What you have to do:
Please, without the pictures, retype exactly the lines from the start of the material through the line that holds "markersize=0)".

Source excerpt:
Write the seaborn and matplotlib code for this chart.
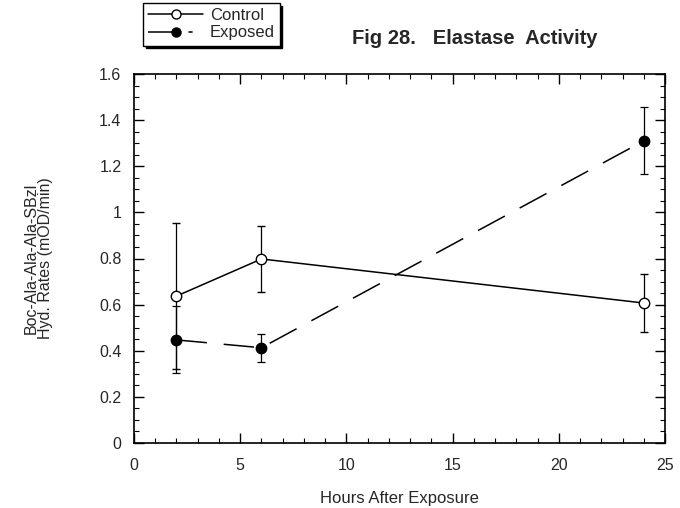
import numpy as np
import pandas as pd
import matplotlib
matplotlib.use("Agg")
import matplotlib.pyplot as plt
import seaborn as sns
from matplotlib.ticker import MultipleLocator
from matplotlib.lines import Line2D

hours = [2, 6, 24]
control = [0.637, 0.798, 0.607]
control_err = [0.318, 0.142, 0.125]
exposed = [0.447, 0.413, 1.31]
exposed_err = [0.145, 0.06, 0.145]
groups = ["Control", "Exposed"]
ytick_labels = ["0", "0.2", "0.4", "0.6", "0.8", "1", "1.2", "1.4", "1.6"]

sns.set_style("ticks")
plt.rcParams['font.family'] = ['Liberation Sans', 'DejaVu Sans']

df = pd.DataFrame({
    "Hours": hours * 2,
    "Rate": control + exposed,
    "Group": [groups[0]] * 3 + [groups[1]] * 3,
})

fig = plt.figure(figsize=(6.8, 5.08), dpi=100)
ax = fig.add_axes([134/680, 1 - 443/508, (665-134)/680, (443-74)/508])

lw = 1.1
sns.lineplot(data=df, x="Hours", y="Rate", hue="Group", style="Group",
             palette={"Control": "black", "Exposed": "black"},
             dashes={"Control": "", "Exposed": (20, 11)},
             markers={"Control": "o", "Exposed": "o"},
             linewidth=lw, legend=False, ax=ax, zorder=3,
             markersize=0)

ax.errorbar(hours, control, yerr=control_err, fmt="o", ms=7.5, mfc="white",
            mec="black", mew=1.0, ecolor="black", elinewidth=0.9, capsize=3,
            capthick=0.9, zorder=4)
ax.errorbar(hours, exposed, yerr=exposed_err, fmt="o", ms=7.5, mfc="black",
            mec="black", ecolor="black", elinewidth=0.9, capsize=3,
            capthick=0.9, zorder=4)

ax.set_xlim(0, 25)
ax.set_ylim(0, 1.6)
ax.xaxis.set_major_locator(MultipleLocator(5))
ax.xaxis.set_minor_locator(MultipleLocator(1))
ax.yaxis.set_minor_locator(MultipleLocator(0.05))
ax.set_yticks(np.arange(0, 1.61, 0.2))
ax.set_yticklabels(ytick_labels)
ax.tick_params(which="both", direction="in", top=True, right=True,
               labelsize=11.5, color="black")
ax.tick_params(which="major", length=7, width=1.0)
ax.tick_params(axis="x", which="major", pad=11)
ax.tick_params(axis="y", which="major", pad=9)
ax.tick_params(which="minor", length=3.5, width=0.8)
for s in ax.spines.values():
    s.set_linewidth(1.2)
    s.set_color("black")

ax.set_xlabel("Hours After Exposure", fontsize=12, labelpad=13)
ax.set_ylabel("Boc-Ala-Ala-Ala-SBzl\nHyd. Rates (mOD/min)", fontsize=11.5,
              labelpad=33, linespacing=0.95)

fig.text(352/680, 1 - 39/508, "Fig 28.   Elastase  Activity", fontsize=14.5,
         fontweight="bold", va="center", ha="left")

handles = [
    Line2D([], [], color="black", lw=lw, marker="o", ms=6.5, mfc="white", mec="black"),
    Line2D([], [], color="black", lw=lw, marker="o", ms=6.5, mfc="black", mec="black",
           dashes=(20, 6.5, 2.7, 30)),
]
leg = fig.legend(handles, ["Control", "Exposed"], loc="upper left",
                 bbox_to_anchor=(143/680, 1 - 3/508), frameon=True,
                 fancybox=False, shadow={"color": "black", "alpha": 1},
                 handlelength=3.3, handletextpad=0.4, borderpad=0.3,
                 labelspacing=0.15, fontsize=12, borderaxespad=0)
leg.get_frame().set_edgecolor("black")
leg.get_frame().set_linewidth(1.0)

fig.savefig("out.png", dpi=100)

Answer to the exercise:
Write the seaborn and matplotlib code for this chart.
import numpy as np
import pandas as pd
import matplotlib
matplotlib.use("Agg")
import matplotlib.pyplot as plt
import seaborn as sns
from matplotlib.ticker import MultipleLocator
from matplotlib.lines import Line2D

hours = [2, 6, 24]
control = [0.637, 0.798, 0.607]
control_err = [0.318, 0.142, 0.125]
exposed = [0.447, 0.413, 1.31]
exposed_err = [0.145, 0.06, 0.145]
groups = ["Control", "Exposed"]
ytick_labels = ["0", "0.2", "0.4", "0.6", "0.8", "1", "1.2", "1.4", "1.6"]

sns.set_style("ticks")
plt.rcParams['font.family'] = ['Liberation Sans', 'DejaVu Sans']

df = pd.DataFrame({
    "Hours": hours * 2,
    "Rate": control + exposed,
    "Group": [groups[0]] * 3 + [groups[1]] * 3,
})

fig = plt.figure(figsize=(6.8, 5.08), dpi=100)
ax = fig.add_axes([134/680, 1 - 443/508, (665-134)/680, (443-74)/508])

lw = 1.1
sns.lineplot(data=df, x="Hours", y="Rate", hue="Group", style="Group",
             palette={"Control": "black", "Exposed": "black"},
             dashes={"Control": "", "Exposed": (20, 11)},
             markers={"Control": "o", "Exposed": "o"},
             linewidth=lw, legend=False, ax=ax, zorder=3,
             markersize=0)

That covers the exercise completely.